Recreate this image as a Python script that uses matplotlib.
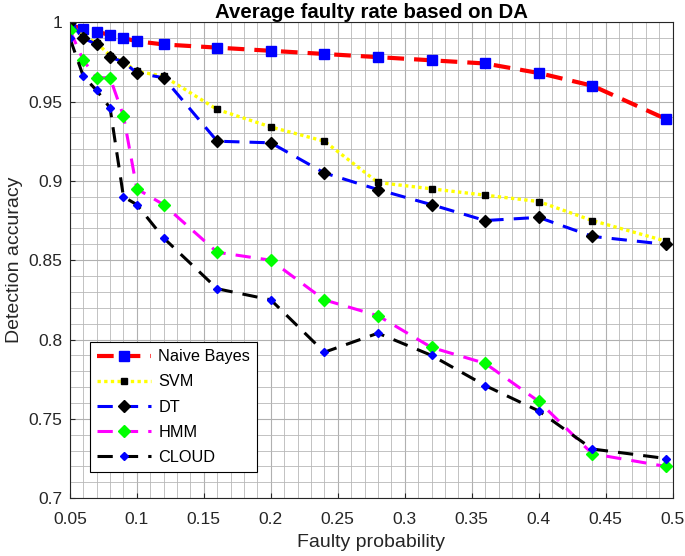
import matplotlib
matplotlib.use("Agg")
import matplotlib.pyplot as plt
from matplotlib.ticker import MultipleLocator

plt.rcParams["font.family"] = ["Liberation Sans", "DejaVu Sans"]

FAULTY_P = [0.05, 0.06, 0.07, 0.08, 0.09, 0.10, 0.12, 0.16, 0.20, 0.24,
            0.28, 0.32, 0.36, 0.40, 0.44, 0.495]

NAIVE_BAYES = [0.998, 0.996, 0.994, 0.992, 0.990, 0.988, 0.986, 0.984, 0.982, 0.980,
               0.978, 0.976, 0.974, 0.968, 0.960, 0.939]
SVM = [0.999, 0.991, 0.987, 0.979, 0.975, 0.969, 0.966, 0.945, 0.934, 0.925,
       0.899, 0.895, 0.891, 0.887, 0.875, 0.862]
DT = [1.000, 0.990, 0.986, 0.978, 0.975, 0.968, 0.965, 0.925, 0.924, 0.905,
      0.8945, 0.885, 0.875, 0.877, 0.865, 0.860]
HMM = [0.995, 0.976, 0.965, 0.965, 0.941, 0.895, 0.885, 0.855, 0.850, 0.825,
       0.815, 0.795, 0.785, 0.761, 0.728, 0.720]
CLOUD = [0.990, 0.966, 0.957, 0.946, 0.890, 0.885, 0.864, 0.832, 0.825, 0.792,
         0.804, 0.790, 0.771, 0.755, 0.731, 0.725]

X_TICKS = [0.05, 0.1, 0.15, 0.2, 0.25, 0.3, 0.35, 0.4, 0.45, 0.5]
X_TICK_LABELS = ["0.05", "0.1", "0.15", "0.2", "0.25", "0.3", "0.35", "0.4", "0.45", "0.5"]
Y_TICKS = [0.7, 0.75, 0.8, 0.85, 0.9, 0.95, 1.0]
Y_TICK_LABELS = ["0.7", "0.75", "0.8", "0.85", "0.9", "0.95", "1"]

fig = plt.figure(figsize=(6.85, 5.56), dpi=100)
ax = fig.add_axes([0.102, 0.104, 0.880, 0.856])

ax.plot(FAULTY_P, NAIVE_BAYES, color="red", ls=(0, (4, 2.4)), lw=3,
        marker="s", ms=6.5, mfc="blue", mec="blue", label="Naive Bayes")
ax.plot(FAULTY_P, SVM, color="yellow", ls=(0, (1, 1)), lw=2.4,
        marker="s", ms=3.8, mfc="black", mec="black", label="SVM")
ax.plot(FAULTY_P, DT, color="blue", ls=(0, (5, 3.3)), lw=2.2,
        marker="D", ms=6.5, mfc="black", mec="black", label="DT")
ax.plot(FAULTY_P, HMM, color="magenta", ls=(0, (5, 3.3)), lw=2.2,
        marker="D", ms=6.5, mfc="#00ff00", mec="#00ff00", label="HMM")
ax.plot(FAULTY_P, CLOUD, color="black", ls=(0, (5, 3.3)), lw=2.2,
        marker="D", ms=4.5, mfc="blue", mec="blue", label="CLOUD")

ax.set_xlim(0.05, 0.5)
ax.set_ylim(0.7, 1.0)
ax.xaxis.set_minor_locator(MultipleLocator(0.01))
ax.yaxis.set_minor_locator(MultipleLocator(0.01))
ax.set_xticks(X_TICKS)
ax.set_xticklabels(X_TICK_LABELS)
ax.set_yticks(Y_TICKS)
ax.set_yticklabels(Y_TICK_LABELS)
ax.tick_params(which="both", direction="in", labelsize=12.5, colors="#262626")
ax.tick_params(axis="x", which="major", pad=10)
ax.tick_params(axis="y", which="major", pad=5.5)
ax.tick_params(which="minor", length=0)
ax.grid(True, which="major", color="#b0b0b0", lw=0.8)
ax.grid(True, which="minor", color="#b8b8b8", lw=0.6)
ax.set_axisbelow(True)
for s in ax.spines.values():
    s.set_color("#262626")

ax.set_xlabel("Faulty probability", fontsize=14, color="#262626", labelpad=5)
ax.set_ylabel("Detection accuracy", fontsize=14, color="#262626", labelpad=3.5)
ax.set_title("Average faulty rate based on DA", fontsize=14.7, fontweight="bold", pad=3)

leg = ax.legend(loc="lower left", bbox_to_anchor=(0.02, 0.038), fontsize=11.7,
                handlelength=3.3, handletextpad=0.45, fancybox=False,
                edgecolor="black", framealpha=1, borderpad=0.45, labelspacing=0.62)
leg.get_frame().set_linewidth(0.8)

fig.savefig("out.png", dpi=100)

************

**Objective:** Copy out the lines that hold "matplotlib".

**Exercise answer:**
Recreate this image as a Python script that uses matplotlib.
import matplotlib
matplotlib.use("Agg")
import matplotlib.pyplot as plt
from matplotlib.ticker import MultipleLocator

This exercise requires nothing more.